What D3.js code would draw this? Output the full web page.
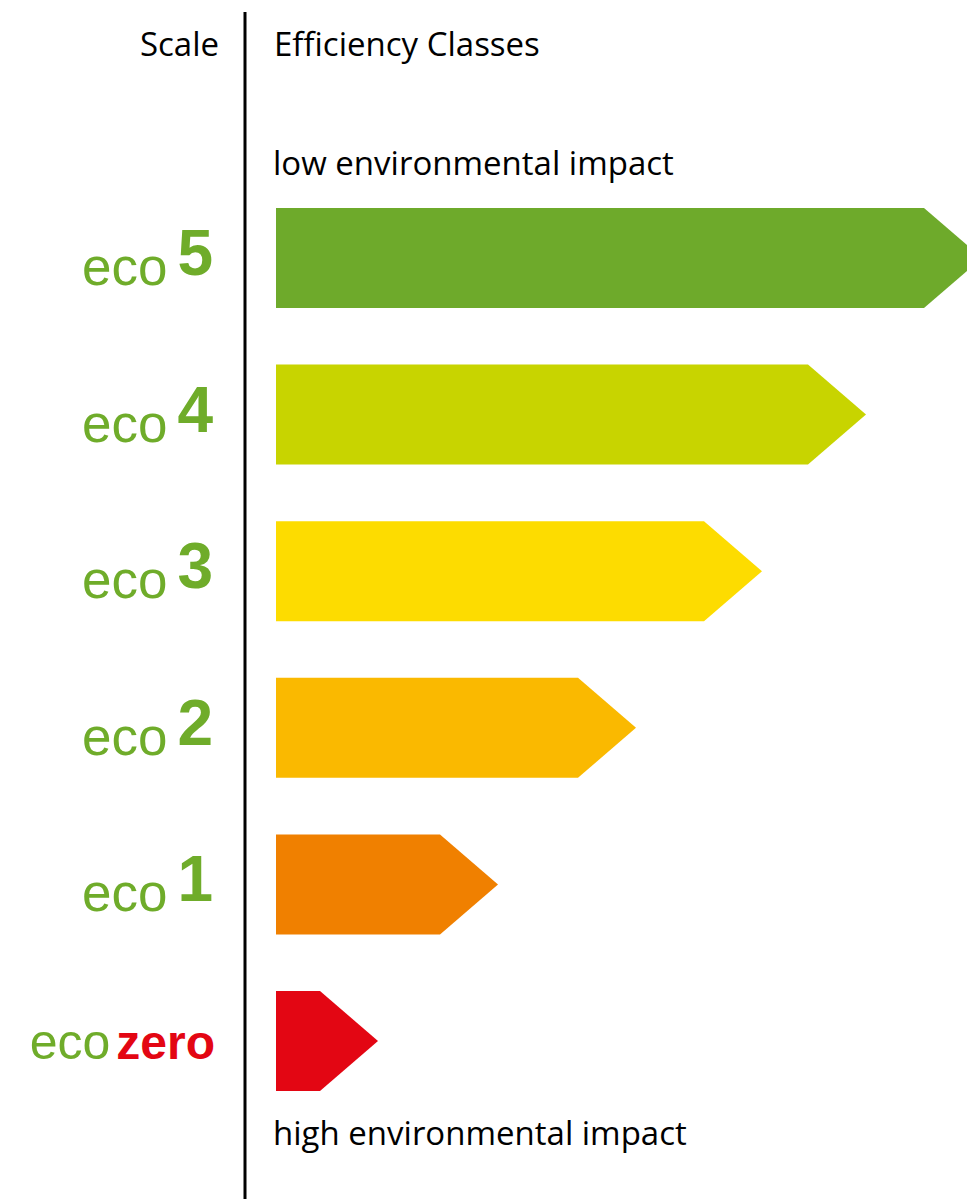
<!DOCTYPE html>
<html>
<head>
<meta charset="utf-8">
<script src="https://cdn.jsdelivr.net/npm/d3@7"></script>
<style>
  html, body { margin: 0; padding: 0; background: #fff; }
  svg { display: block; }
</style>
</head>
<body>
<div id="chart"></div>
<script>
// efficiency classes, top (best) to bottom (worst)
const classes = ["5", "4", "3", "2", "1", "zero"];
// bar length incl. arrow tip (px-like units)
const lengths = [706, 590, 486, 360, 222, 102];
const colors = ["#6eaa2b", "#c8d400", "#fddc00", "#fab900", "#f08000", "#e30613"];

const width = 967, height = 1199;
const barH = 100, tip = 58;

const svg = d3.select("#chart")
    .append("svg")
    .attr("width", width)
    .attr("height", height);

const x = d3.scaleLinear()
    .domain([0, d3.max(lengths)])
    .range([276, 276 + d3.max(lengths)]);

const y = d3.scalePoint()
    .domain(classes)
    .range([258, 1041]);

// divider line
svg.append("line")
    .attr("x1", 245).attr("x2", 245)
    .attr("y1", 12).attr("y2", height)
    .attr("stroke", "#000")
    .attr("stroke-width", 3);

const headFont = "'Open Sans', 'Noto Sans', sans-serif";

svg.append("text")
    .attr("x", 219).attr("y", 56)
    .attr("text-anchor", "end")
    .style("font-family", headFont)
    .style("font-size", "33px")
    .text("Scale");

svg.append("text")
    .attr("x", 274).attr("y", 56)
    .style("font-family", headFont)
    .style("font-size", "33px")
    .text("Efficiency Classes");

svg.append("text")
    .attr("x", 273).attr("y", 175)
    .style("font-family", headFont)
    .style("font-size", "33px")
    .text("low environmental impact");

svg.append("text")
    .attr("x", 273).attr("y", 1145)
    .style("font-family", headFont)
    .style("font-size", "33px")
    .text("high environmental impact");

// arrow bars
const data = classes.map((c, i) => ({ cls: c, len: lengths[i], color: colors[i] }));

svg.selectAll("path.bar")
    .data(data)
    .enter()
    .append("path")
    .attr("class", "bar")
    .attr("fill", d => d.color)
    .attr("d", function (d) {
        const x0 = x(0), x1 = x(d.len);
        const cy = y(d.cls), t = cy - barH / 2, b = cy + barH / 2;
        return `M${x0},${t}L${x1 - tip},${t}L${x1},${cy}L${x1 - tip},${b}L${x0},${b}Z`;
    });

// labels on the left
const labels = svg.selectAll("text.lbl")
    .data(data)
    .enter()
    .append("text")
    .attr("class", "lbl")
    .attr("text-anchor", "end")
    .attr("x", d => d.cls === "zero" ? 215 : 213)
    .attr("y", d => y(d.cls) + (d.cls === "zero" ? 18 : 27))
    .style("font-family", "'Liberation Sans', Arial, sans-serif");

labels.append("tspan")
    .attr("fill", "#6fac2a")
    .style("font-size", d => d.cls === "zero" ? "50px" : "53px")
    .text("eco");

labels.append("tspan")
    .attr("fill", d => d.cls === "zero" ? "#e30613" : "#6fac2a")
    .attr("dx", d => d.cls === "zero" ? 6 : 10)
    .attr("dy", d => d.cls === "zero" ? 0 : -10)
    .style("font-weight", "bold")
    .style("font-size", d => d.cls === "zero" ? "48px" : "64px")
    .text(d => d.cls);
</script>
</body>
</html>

=-=-=

Requirements:
Take the listing above and print it exactly, apart from the pictures.

Exercise output:
What D3.js code would draw this? Output the full web page.
<!DOCTYPE html>
<html>
<head>
<meta charset="utf-8">
<script src="https://cdn.jsdelivr.net/npm/d3@7"></script>
<style>
  html, body { margin: 0; padding: 0; background: #fff; }
  svg { display: block; }
</style>
</head>
<body>
<div id="chart"></div>
<script>
// efficiency classes, top (best) to bottom (worst)
const classes = ["5", "4", "3", "2", "1", "zero"];
// bar length incl. arrow tip (px-like units)
const lengths = [706, 590, 486, 360, 222, 102];
const colors = ["#6eaa2b", "#c8d400", "#fddc00", "#fab900", "#f08000", "#e30613"];

const width = 967, height = 1199;
const barH = 100, tip = 58;

const svg = d3.select("#chart")
    .append("svg")
    .attr("width", width)
    .attr("height", height);

const x = d3.scaleLinear()
    .domain([0, d3.max(lengths)])
    .range([276, 276 + d3.max(lengths)]);

const y = d3.scalePoint()
    .domain(classes)
    .range([258, 1041]);

// divider line
svg.append("line")
    .attr("x1", 245).attr("x2", 245)
    .attr("y1", 12).attr("y2", height)
    .attr("stroke", "#000")
    .attr("stroke-width", 3);

const headFont = "'Open Sans', 'Noto Sans', sans-serif";

svg.append("text")
    .attr("x", 219).attr("y", 56)
    .attr("text-anchor", "end")
    .style("font-family", headFont)
    .style("font-size", "33px")
    .text("Scale");

svg.append("text")
    .attr("x", 274).attr("y", 56)
    .style("font-family", headFont)
    .style("font-size", "33px")
    .text("Efficiency Classes");

svg.append("text")
    .attr("x", 273).attr("y", 175)
    .style("font-family", headFont)
    .style("font-size", "33px")
    .text("low environmental impact");

svg.append("text")
    .attr("x", 273).attr("y", 1145)
    .style("font-family", headFont)
    .style("font-size", "33px")
    .text("high environmental impact");

// arrow bars
const data = classes.map((c, i) => ({ cls: c, len: lengths[i], color: colors[i] }));

svg.selectAll("path.bar")
    .data(data)
    .enter()
    .append("path")
    .attr("class", "bar")
    .attr("fill", d => d.color)
    .attr("d", function (d) {
        const x0 = x(0), x1 = x(d.len);
        const cy = y(d.cls), t = cy - barH / 2, b = cy + barH / 2;
        return `M${x0},${t}L${x1 - tip},${t}L${x1},${cy}L${x1 - tip},${b}L${x0},${b}Z`;
    });

// labels on the left
const labels = svg.selectAll("text.lbl")
    .data(data)
    .enter()
    .append("text")
    .attr("class", "lbl")
    .attr("text-anchor", "end")
    .attr("x", d => d.cls === "zero" ? 215 : 213)
    .attr("y", d => y(d.cls) + (d.cls === "zero" ? 18 : 27))
    .style("font-family", "'Liberation Sans', Arial, sans-serif");

labels.append("tspan")
    .attr("fill", "#6fac2a")
    .style("font-size", d => d.cls === "zero" ? "50px" : "53px")
    .text("eco");

labels.append("tspan")
    .attr("fill", d => d.cls === "zero" ? "#e30613" : "#6fac2a")
    .attr("dx", d => d.cls === "zero" ? 6 : 10)
    .attr("dy", d => d.cls === "zero" ? 0 : -10)
    .style("font-weight", "bold")
    .style("font-size", d => d.cls === "zero" ? "48px" : "64px")
    .text(d => d.cls);
</script>
</body>
</html>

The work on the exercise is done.